The Beginning of The End

Jul 13, 2011 15:55

In 2008, the price of fuel skyrocketed. All of the people barely able to afford their new and overpriced McMansion out in the boonies suddenly couldn't afford to get to work. Foreclosures followed. They continue. Until home prices get down to pre-bubble levels, they will continue.

Some were able to hop on a bus to work. Ridership at work skyrocketed, even after raising the fare for the first time in 9 years.

Then, the fallout really hit: by late November of 2008, ridership - and, more ominously, traffic - dropped. The economy nearly tanked. Refer to any number of documentaries on what happened.

Since then the sales tax and property tax funding for transit has been dropping at the same time the price of bus fuel has held fairly steady. It has finally come to this: either the King County Council approves a two-year $20 per year surcharge on car licensing, or service will be cut to Holy Shit! levels, meaning 17 percent of the Metro bus system. Really, download and peruse that linked PDF. The number of canceled routes should scare anyone who has ever ridden a bus in or near Seattle.
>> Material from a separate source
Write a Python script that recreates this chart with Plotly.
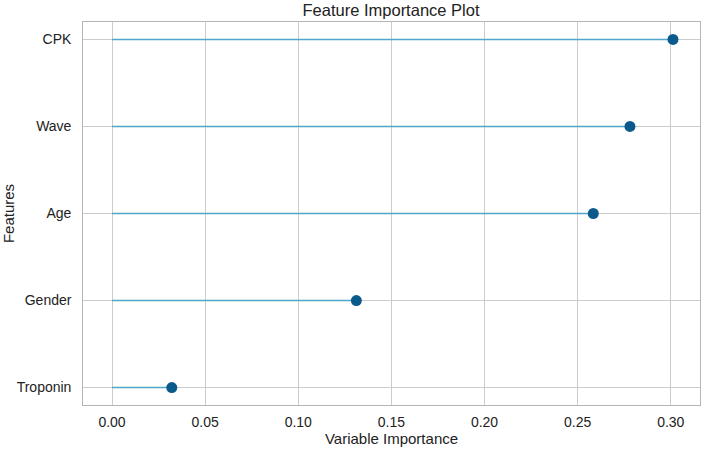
import plotly.graph_objects as go

features = ["Troponin", "Gender", "Age", "Wave", "CPK"]
importance = [0.0321, 0.1312, 0.2584, 0.2781, 0.3012]
x_ticks = [0.00, 0.05, 0.10, 0.15, 0.20, 0.25, 0.30]
x_tick_labels = ["0.00", "0.05", "0.10", "0.15", "0.20", "0.25", "0.30"]

fig = go.Figure()
lx, ly = [], []
for f, v in zip(features, importance):
    lx += [0, v, None]
    ly += [f, f, None]
fig.add_trace(go.Scatter(x=lx, y=ly, mode="lines",
                         line=dict(color="#52a6cb", width=1.5),
                         hoverinfo="skip", showlegend=False))
fig.add_trace(go.Scatter(x=importance, y=features, mode="markers",
                         marker=dict(color="#0b5a8c", size=11),
                         showlegend=False))

fig.update_layout(
    width=702, height=450,
    margin=dict(l=83, r=2, t=22, b=45),
    paper_bgcolor="white", plot_bgcolor="white",
    font=dict(family="Liberation Sans, Arial, sans-serif", size=14, color="#222"),
    title=dict(text="Feature Importance Plot", x=0.557, xanchor="center",
               y=0.977, yanchor="middle", font=dict(size=16.5, color="#222")),
)
fig.update_xaxes(range=[-0.01557, 0.3157], tickvals=x_ticks, ticktext=x_tick_labels,
                 showgrid=True, gridcolor="#cccccc", gridwidth=1,
                 showline=True, linecolor="#b5b5b5", mirror=True, zeroline=False,
                 ticks="", ticklen=0, ticklabelstandoff=4, automargin=False,
                 title=dict(text="Variable Importance", standoff=2, font=dict(size=15)))
fig.update_yaxes(type="category", categoryorder="array", categoryarray=features,
                 range=[-0.2, 4.2], automargin=False,
                 showgrid=True, gridcolor="#cccccc", gridwidth=1,
                 showline=True, linecolor="#b5b5b5", mirror=True, zeroline=False,
                 ticks="", ticklen=0, ticksuffix="  ",
                 title=dict(text="Features", standoff=8, font=dict(size=15)))

fig.write_html("out.html")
Last night, hundreds came to voice their concerns. They were not happy. More are expected at the next gathering, scheduled for Burien.
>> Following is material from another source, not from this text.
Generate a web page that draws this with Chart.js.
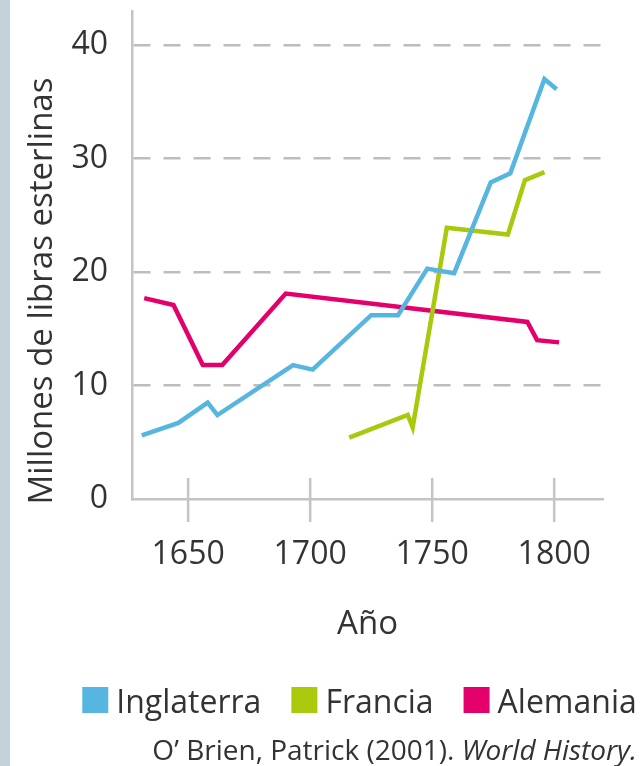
<!DOCTYPE html>
<html>
<head>
<meta charset="utf-8">
<script src="https://cdn.jsdelivr.net/npm/chart.js"></script>
<style>
html, body { margin: 0; padding: 0; background: #fff; overflow: hidden; }
#barra { position: absolute; left: 0; top: 0; width: 10px; height: 766px; background: #c6d2da; }
#caja { position: absolute; left: 0; top: 0; width: 643px; height: 766px; }
</style>
</head>
<body>
<div id="barra"></div>
<div id="caja"><canvas id="grafico"></canvas></div>
<script>
// datos (millones de libras esterlinas)
var anosInglaterra = [1631, 1646, 1658, 1662, 1693, 1701, 1725, 1736, 1748, 1759, 1774, 1782, 1796, 1801];
var valoresInglaterra = [5.6, 6.7, 8.5, 7.4, 11.8, 11.4, 16.2, 16.2, 20.3, 19.9, 27.9, 28.7, 37.0, 36.1];
var anosFrancia = [1716, 1740, 1742, 1756, 1781, 1788, 1796];
var valoresFrancia = [5.4, 7.4, 6.3, 23.9, 23.3, 28.1, 28.8];
var anosAlemania = [1632, 1644, 1656, 1664, 1690, 1789, 1793, 1802];
var valoresAlemania = [17.7, 17.1, 11.8, 11.8, 18.1, 15.6, 14.0, 13.8];
var paises = ['Inglaterra', 'Francia', 'Alemania'];
var colores = ['#56b6e0', '#aac80c', '#e4006b'];
var marcasX = [1650, 1700, 1750, 1800];
var marcasY = [0, 10, 20, 30, 40];

var tinta = '#333';
var gris = '#c4c4c4';

function puntos(anos, valores) {
    return anos.map(function(a, i) { return {x: a, y: valores[i]}; });
}

function serie(i, anos, valores) {
    return {
        label: paises[i],
        data: puntos(anos, valores),
        borderColor: colores[i],
        backgroundColor: colores[i],
        borderWidth: 4.5,
        pointRadius: 0,
        tension: 0,
        fill: false
    };
}

var extras = {
    id: 'extras',
    afterDraw: function(chart) {
        var ctx = chart.ctx;
        var sx = chart.scales.x;
        ctx.save();
        // marcas que cruzan el eje x
        ctx.strokeStyle = gris;
        ctx.lineWidth = 2.5;
        sx.ticks.forEach(function(t) {
            var px = sx.getPixelForValue(t.value);
            ctx.beginPath();
            ctx.moveTo(px, sx.top - 21);
            ctx.lineTo(px, sx.top + 23);
            ctx.stroke();
        });

        // titulo del eje y
        ctx.fillStyle = tinta;
        ctx.font = '33px "Open Sans"';
        ctx.textAlign = 'center';
        ctx.textBaseline = 'alphabetic';
        ctx.save();
        ctx.translate(52, 291);
        ctx.rotate(-Math.PI / 2);
        ctx.fillText('Millones de libras esterlinas', 0, 0);
        ctx.restore();

        // leyenda
        ctx.font = '32px "Open Sans"';
        ctx.textAlign = 'left';
        var items = chart.data.datasets.map(function(d) {
            return {texto: d.label, color: d.borderColor, ancho: ctx.measureText(d.label).width};
        });
        var total = 30 * (items.length - 1);
        items.forEach(function(it) { total += 34 + it.ancho; });
        var x = 359.5 - total / 2;
        items.forEach(function(it) {
            ctx.fillStyle = it.color;
            ctx.fillRect(x, 687, 26, 26);
            ctx.fillStyle = tinta;
            ctx.fillText(it.texto, x + 34, 713);
            x += 34 + it.ancho + 30;
        });

        // fuente
        ctx.textAlign = 'right';
        ctx.font = 'italic 28px "Open Sans"';
        var cursiva = 'World History.';
        ctx.fillText(cursiva, 637, 760);
        var w = ctx.measureText(cursiva).width;
        ctx.font = '28px "Open Sans"';
        ctx.fillText('O\u2019 Brien, Patrick (2001). ', 637 - w, 760);
        ctx.restore();
    }
};

var ctx = document.getElementById('grafico');
var grafico = new Chart(ctx, {
    type: 'line',
    data: {
        datasets: [
            serie(0, anosInglaterra, valoresInglaterra),
            serie(1, anosFrancia, valoresFrancia),
            serie(2, anosAlemania, valoresAlemania)
        ]
    },
    options: {
        responsive: true,
        maintainAspectRatio: false,
        animation: false,
        devicePixelRatio: 1,
        layout: { padding: { left: 10, top: 11, right: 40, bottom: 122 } },
        plugins: { legend: { display: false }, tooltip: { enabled: false } },
        scales: {
            x: {
                type: 'linear',
                min: 1627,
                max: 1820,
                afterBuildTicks: function(s) { s.ticks = marcasX.map(function(v) { return {value: v}; }); },
                afterFit: function(s) { s.height = 145; },
                grid: { display: false, drawTicks: false },
                border: { color: gris, width: 2.5 },
                ticks: {
                    padding: 37,
                    maxRotation: 0,
                    color: tinta,
                    font: { family: 'Open Sans', size: 32 },
                    callback: function(v) { return String(v); }
                },
                title: {
                    display: true,
                    text: 'Año',
                    color: tinta,
                    padding: 0,
                    font: { family: 'Open Sans', size: 33 }
                }
            },
            y: {
                min: 0,
                max: 43,
                afterBuildTicks: function(s) { s.ticks = marcasY.map(function(v) { return {value: v}; }); },
                afterFit: function(s) { s.width = 122; },
                grid: {
                    color: function(c) { return c.tick && c.tick.value === 0 ? 'transparent' : '#bdbdbd'; },
                    lineWidth: 2.5,
                    drawTicks: true,
                    tickLength: 24,
                    tickColor: 'transparent'
                },
                border: { color: gris, width: 2.5, dash: [17, 13] },
                ticks: {
                    padding: 0,
                    color: tinta,
                    font: { family: 'Open Sans', size: 32, lineHeight: 0.6 }
                }
            }
        }
    },
    plugins: [extras]
});
</script>
</body>
</html>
This is, as I mentioned in December, what the Gas Ceiling looks like. The economy can't afford fuel, so it tanks. Just as it recovers, fuel spikes again, leading to another economic downturn. Fuel prices always run just ahead of inflation.

What scares me most about this current kerfuffle, though, is the fact that the County Council is proposing a two-year surcharge fee for plates. They expect it will tide the transit system over until the promised recovery returns and boosts tax revenues back to pre-bust levels. Translation: They are in complete denial. What is needed immediately is, yes, a quick infusion of cash; but what is needed for the future is a restructuring of the taxes that fund transit, a new paradigm that gives public transit enough money every time the price of fuel rises.

The trouble is simple: How does one explain that necessity? To what history can one refer to cite precedence? After all, we have been extracting fossil fuels in growing earnest for 200 years now. The voices that could have guided us regarding sustainable development have been dead silent for centuries.